Terre de la désolation et des vices, l’Amérique constitue le support idéal afin de tacler son aspect oisif et choquant, au sein d’une société qui se perd dans des idéaux sans fondements ou influencée par le premier venu. Ce manipulateur n’est pourtant pas l’œuvre d’une seule entité, car le retour de Sam Levinson confronte le regard féminin au regard masculin. Six ans après « Another Happy Day », on diminue le ton vers un drame de société et d’actualité, qui touche tous les utilisateurs d’un support numérique. Nous vivons dans un monde où le partage d’information est rapide, mais où la circulation est perturbée par la densité. Les émotions sont exclues de cette démarche dématérialisant un discours ou un souvenir. L’outil technologique qui est censé faire progresser l’humanité vers sa prospérité le rend encore plus discutable, jusqu’à ce que l’humiliation vienne frapper à sa porte, armée jusqu’à os.

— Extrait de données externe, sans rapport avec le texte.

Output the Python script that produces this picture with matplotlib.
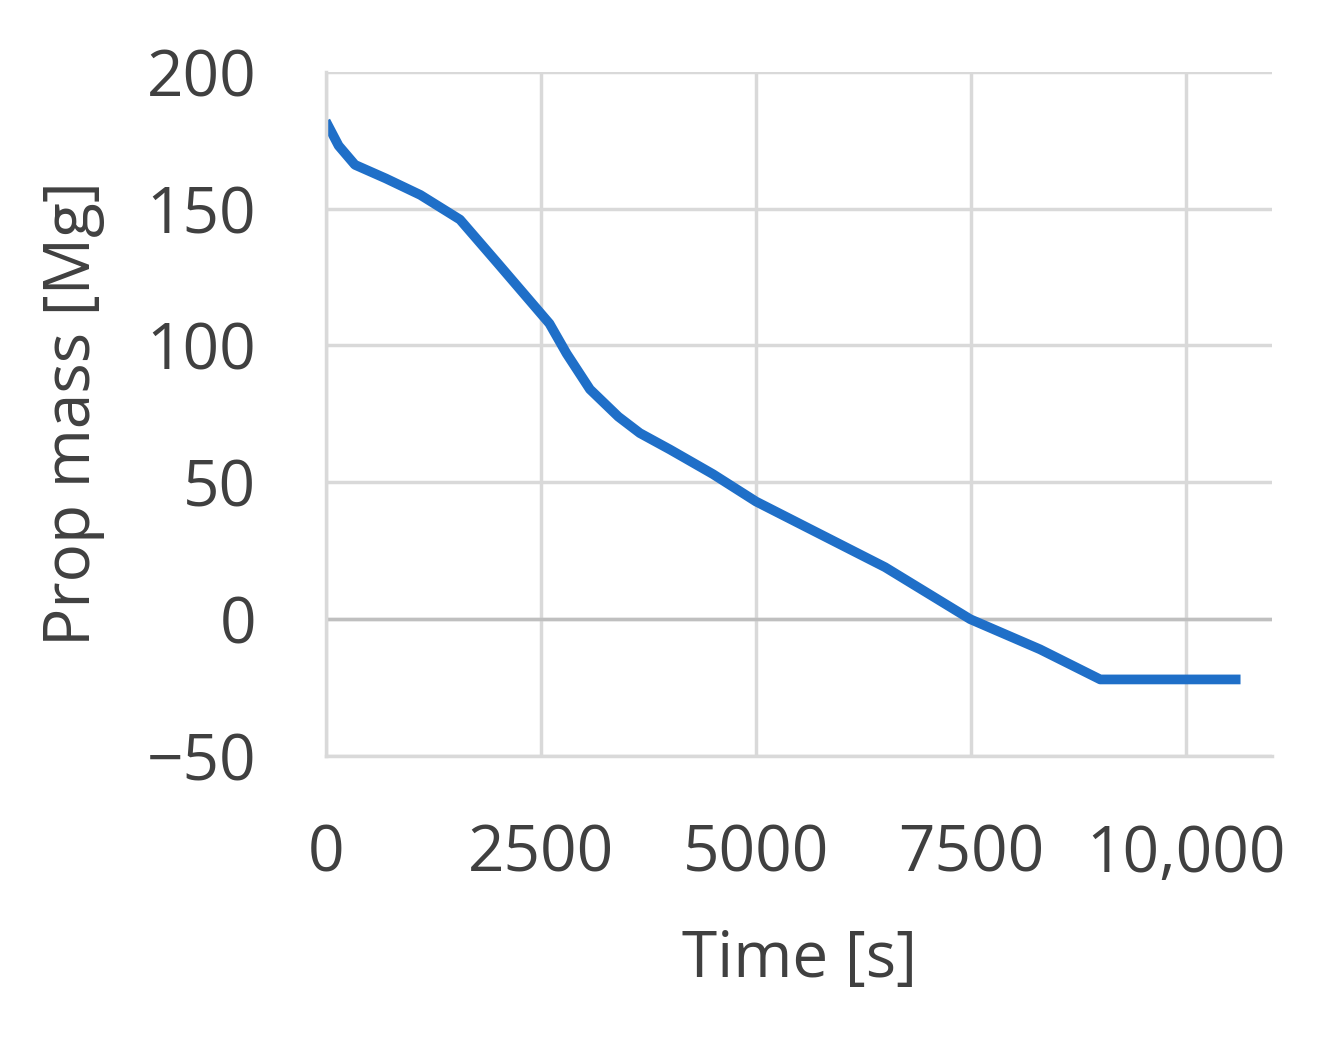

De nombreuses œuvres ont déjà essayé d’anticiper les dangers des médias, comme la liberté dans l’usage des réseaux sociaux. Le mal se heurte ainsi à chaque porte, mais on préfère se concentrer sur la fameuse ville du Massachusetts, où le procès des sorcières de Salem a bouleversé l’histoire coloniale des États-Unis. Si ce tragique épisode est repris dans cette intrigue qui cherche avant tout à sensibiliser, c’est pour que la population prenne enfin conscience de leur état d’âme, ce fond, cette part d’eux-mêmes qu’ils refoulent en eux. La haine possède peu d’antidotes, mais possède un panel de catalyseur et l’émotion entre en première ligne, là où les contradictions qui construisent une nation viennent s’écrouler sur des mares de sang et de peur. La prise de vue prend alors l’option du voyeurisme dans un cadre filtré aux couleurs de l’atteinte morale. L’alerte est alors déclenchée, les femmes n’auront plus qu’à se soulever.
Lily, Sarah, Bex et Em sont ces quatre lycéennes qui nous sont présentées par une notoriété, née d’un profil virtuel. Nous avons un modèle d’elles qui les entravent dans leur épanouissement, à la fois individuel et collectif, par des hommes qui revendiquent leurs droits, par la loi de la virilité et autres concepts machos. Eux, on nous les présente dans le cadre de la violence gratuite et du contrôle de cette dernière, sans qu’ils soient pénalisés pour leurs intentions ou méfaits. La culture du sexe, de la drogue, du hacking, du harcèlement, tout ceci est lié dans l’engagement dématérialisé, où la surveillance est accrue. Si l’affaire Snowden, entre autres, devait nous rendre plus hésitants dans l’échange de données, cela n’était pas suffisant pour arrêter la tendance des innovations en tout genre qui pousse l’homme occidental à utiliser de plus en plus le numérique, quitte à y perdre sa personnalité et y perdre sa crédibilité. Mais attention, le film ne nous invite pas à prendre position derrière l’un des deux camps qui se dessinent lors d’un affrontement indiscutable et parfois amené avec une facilité scénaristique déconcertante. Le spectacle préfère toutefois valoriser la forme, afin que le maigre fond puisse être discuté à posteriori.
Loin des caricatures de la houle féministe qui s’abat sur Hollywood et ses horizons, « Assassination Nation » sacrifie ainsi ces victimes dans leur propre jeu, bien qu’on puisse parfois être invité par erreur ou par défaut, d’où la relecture d’une chasse aux sorcières moderne. Les rôles s’inversent alors et la souffrance prend une nouvelle saveur, bien qu’elle ne soit pas inconnue des écrans. Les nuances ne sont pourtant pas très subtiles, car l’on se détache peu de cette image de la femme sexualisée ou de l’homme autoritaire. Ici, le contre-pied permet d’éviter quelques écueils, à défaut de laisser passer quelques clichés qui s’avèrent toutefois nécessaires, afin de justifier tout ce chaos, dont on ne trouve rien d’autre qu’à vulgariser, à chanter et à danser par-dessus. La société se meurt d’une maladie allégorique et hystérique. Si l’hypocrisie d’une nation passe par son chef ou son gouvernement, l’œuvre insiste tout de même sur la responsabilité de chacun envers les préjugés et les influences sociales.